Task to carry out: Write out all of the data without omission, exactly as shown.

Data shown:
• • • • • • •

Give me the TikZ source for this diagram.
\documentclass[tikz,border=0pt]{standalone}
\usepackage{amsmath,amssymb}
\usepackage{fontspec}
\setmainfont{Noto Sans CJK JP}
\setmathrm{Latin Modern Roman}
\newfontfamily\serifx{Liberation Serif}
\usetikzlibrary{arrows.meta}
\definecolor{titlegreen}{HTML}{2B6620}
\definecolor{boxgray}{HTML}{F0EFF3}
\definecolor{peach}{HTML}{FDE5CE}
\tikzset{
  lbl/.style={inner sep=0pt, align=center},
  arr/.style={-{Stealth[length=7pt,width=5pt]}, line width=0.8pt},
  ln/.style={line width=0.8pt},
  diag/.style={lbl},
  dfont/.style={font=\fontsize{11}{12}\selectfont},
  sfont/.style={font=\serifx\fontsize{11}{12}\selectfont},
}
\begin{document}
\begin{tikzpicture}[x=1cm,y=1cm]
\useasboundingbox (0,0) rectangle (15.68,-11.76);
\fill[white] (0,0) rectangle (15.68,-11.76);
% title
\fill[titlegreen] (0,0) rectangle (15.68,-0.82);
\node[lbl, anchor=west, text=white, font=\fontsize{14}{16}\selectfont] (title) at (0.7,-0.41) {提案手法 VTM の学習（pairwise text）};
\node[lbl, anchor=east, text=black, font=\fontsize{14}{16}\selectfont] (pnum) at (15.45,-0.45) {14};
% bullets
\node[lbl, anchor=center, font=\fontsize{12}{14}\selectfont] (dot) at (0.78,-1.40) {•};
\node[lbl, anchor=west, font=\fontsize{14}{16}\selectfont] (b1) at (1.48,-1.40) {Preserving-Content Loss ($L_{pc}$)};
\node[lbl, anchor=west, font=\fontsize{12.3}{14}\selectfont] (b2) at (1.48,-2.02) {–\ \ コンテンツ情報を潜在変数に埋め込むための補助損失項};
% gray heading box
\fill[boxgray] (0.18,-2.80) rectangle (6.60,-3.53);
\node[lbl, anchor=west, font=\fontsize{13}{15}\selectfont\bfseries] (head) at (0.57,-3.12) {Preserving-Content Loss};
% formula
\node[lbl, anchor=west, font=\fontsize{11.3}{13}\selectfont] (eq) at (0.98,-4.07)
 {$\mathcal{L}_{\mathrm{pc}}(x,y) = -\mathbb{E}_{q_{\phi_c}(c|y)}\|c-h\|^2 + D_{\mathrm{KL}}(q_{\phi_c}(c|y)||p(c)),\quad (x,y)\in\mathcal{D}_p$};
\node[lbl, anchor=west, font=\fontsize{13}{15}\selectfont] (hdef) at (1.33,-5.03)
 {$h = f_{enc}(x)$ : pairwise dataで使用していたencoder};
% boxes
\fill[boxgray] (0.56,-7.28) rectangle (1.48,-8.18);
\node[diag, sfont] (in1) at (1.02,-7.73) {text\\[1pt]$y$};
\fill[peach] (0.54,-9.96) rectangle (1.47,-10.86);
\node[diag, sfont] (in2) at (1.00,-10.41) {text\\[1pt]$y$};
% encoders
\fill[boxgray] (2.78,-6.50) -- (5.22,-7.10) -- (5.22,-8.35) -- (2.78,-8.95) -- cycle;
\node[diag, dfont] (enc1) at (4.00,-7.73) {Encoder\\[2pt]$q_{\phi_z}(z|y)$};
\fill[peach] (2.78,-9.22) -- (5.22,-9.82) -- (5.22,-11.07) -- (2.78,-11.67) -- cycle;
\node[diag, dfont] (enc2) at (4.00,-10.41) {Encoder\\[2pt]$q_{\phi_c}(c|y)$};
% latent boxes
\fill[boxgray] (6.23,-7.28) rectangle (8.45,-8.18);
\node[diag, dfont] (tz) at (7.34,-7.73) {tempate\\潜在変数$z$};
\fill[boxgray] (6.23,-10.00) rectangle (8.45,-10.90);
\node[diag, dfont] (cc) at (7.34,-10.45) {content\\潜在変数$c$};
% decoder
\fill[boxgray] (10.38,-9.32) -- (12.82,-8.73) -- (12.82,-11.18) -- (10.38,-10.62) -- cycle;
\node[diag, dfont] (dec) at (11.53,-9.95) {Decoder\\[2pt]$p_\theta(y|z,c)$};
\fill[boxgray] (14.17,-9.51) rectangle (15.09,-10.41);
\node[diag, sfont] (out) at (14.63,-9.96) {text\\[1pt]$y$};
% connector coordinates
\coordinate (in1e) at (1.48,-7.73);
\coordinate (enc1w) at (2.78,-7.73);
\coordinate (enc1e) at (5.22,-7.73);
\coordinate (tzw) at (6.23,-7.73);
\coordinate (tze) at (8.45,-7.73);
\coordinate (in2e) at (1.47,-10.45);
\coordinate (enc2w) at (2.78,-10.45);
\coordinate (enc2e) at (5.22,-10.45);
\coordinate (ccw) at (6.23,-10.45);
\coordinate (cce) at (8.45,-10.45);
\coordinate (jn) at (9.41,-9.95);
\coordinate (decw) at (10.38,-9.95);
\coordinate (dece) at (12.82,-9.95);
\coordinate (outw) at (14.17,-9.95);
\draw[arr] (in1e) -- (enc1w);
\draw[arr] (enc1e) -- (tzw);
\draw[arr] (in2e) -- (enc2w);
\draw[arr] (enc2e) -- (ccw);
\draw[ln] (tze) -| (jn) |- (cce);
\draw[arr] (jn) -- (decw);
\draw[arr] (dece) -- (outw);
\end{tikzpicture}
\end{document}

• • • • • • •

Response:
Give me the TikZ source for this diagram.
\documentclass[tikz,border=0pt]{standalone}
\usepackage{amsmath,amssymb}
\usepackage{fontspec}
\setmainfont{Noto Sans CJK JP}
\setmathrm{Latin Modern Roman}
\newfontfamily\serifx{Liberation Serif}
\usetikzlibrary{arrows.meta}
\definecolor{titlegreen}{HTML}{2B6620}
\definecolor{boxgray}{HTML}{F0EFF3}
\definecolor{peach}{HTML}{FDE5CE}
\tikzset{
  lbl/.style={inner sep=0pt, align=center},
  arr/.style={-{Stealth[length=7pt,width=5pt]}, line width=0.8pt},
  ln/.style={line width=0.8pt},
  diag/.style={lbl},
  dfont/.style={font=\fontsize{11}{12}\selectfont},
  sfont/.style={font=\serifx\fontsize{11}{12}\selectfont},
}
\begin{document}
\begin{tikzpicture}[x=1cm,y=1cm]
\useasboundingbox (0,0) rectangle (15.68,-11.76);
\fill[white] (0,0) rectangle (15.68,-11.76);
% title
\fill[titlegreen] (0,0) rectangle (15.68,-0.82);
\node[lbl, anchor=west, text=white, font=\fontsize{14}{16}\selectfont] (title) at (0.7,-0.41) {提案手法 VTM の学習（pairwise text）};
\node[lbl, anchor=east, text=black, font=\fontsize{14}{16}\selectfont] (pnum) at (15.45,-0.45) {14};
% bullets
\node[lbl, anchor=center, font=\fontsize{12}{14}\selectfont] (dot) at (0.78,-1.40) {•};
\node[lbl, anchor=west, font=\fontsize{14}{16}\selectfont] (b1) at (1.48,-1.40) {Preserving-Content Loss ($L_{pc}$)};
\node[lbl, anchor=west, font=\fontsize{12.3}{14}\selectfont] (b2) at (1.48,-2.02) {–\ \ コンテンツ情報を潜在変数に埋め込むための補助損失項};
% gray heading box
\fill[boxgray] (0.18,-2.80) rectangle (6.60,-3.53);
\node[lbl, anchor=west, font=\fontsize{13}{15}\selectfont\bfseries] (head) at (0.57,-3.12) {Preserving-Content Loss};
% formula
\node[lbl, anchor=west, font=\fontsize{11.3}{13}\selectfont] (eq) at (0.98,-4.07)
 {$\mathcal{L}_{\mathrm{pc}}(x,y) = -\mathbb{E}_{q_{\phi_c}(c|y)}\|c-h\|^2 + D_{\mathrm{KL}}(q_{\phi_c}(c|y)||p(c)),\quad (x,y)\in\mathcal{D}_p$};
\node[lbl, anchor=west, font=\fontsize{13}{15}\selectfont] (hdef) at (1.33,-5.03)
 {$h = f_{enc}(x)$ : pairwise dataで使用していたencoder};
% boxes
\fill[boxgray] (0.56,-7.28) rectangle (1.48,-8.18);
\node[diag, sfont] (in1) at (1.02,-7.73) {text\\[1pt]$y$};
\fill[peach] (0.54,-9.96) rectangle (1.47,-10.86);
\node[diag, sfont] (in2) at (1.00,-10.41) {text\\[1pt]$y$};
% encoders
\fill[boxgray] (2.78,-6.50) -- (5.22,-7.10) -- (5.22,-8.35) -- (2.78,-8.95) -- cycle;
\node[diag, dfont] (enc1) at (4.00,-7.73) {Encoder\\[2pt]$q_{\phi_z}(z|y)$};
\fill[peach] (2.78,-9.22) -- (5.22,-9.82) -- (5.22,-11.07) -- (2.78,-11.67) -- cycle;
\node[diag, dfont] (enc2) at (4.00,-10.41) {Encoder\\[2pt]$q_{\phi_c}(c|y)$};
% latent boxes
\fill[boxgray] (6.23,-7.28) rectangle (8.45,-8.18);
\node[diag, dfont] (tz) at (7.34,-7.73) {tempate\\潜在変数$z$};
\fill[boxgray] (6.23,-10.00) rectangle (8.45,-10.90);
\node[diag, dfont] (cc) at (7.34,-10.45) {content\\潜在変数$c$};
% decoder
\fill[boxgray] (10.38,-9.32) -- (12.82,-8.73) -- (12.82,-11.18) -- (10.38,-10.62) -- cycle;
\node[diag, dfont] (dec) at (11.53,-9.95) {Decoder\\[2pt]$p_\theta(y|z,c)$};
\fill[boxgray] (14.17,-9.51) rectangle (15.09,-10.41);
\node[diag, sfont] (out) at (14.63,-9.96) {text\\[1pt]$y$};
% connector coordinates
\coordinate (in1e) at (1.48,-7.73);
\coordinate (enc1w) at (2.78,-7.73);
\coordinate (enc1e) at (5.22,-7.73);
\coordinate (tzw) at (6.23,-7.73);
\coordinate (tze) at (8.45,-7.73);
\coordinate (in2e) at (1.47,-10.45);
\coordinate (enc2w) at (2.78,-10.45);
\coordinate (enc2e) at (5.22,-10.45);
\coordinate (ccw) at (6.23,-10.45);
\coordinate (cce) at (8.45,-10.45);
\coordinate (jn) at (9.41,-9.95);
\coordinate (decw) at (10.38,-9.95);
\coordinate (dece) at (12.82,-9.95);
\coordinate (outw) at (14.17,-9.95);
\draw[arr] (in1e) -- (enc1w);
\draw[arr] (enc1e) -- (tzw);
\draw[arr] (in2e) -- (enc2w);
\draw[arr] (enc2e) -- (ccw);
\draw[ln] (tze) -| (jn) |- (cce);
\draw[arr] (jn) -- (decw);
\draw[arr] (dece) -- (outw);
\end{tikzpicture}
\end{document}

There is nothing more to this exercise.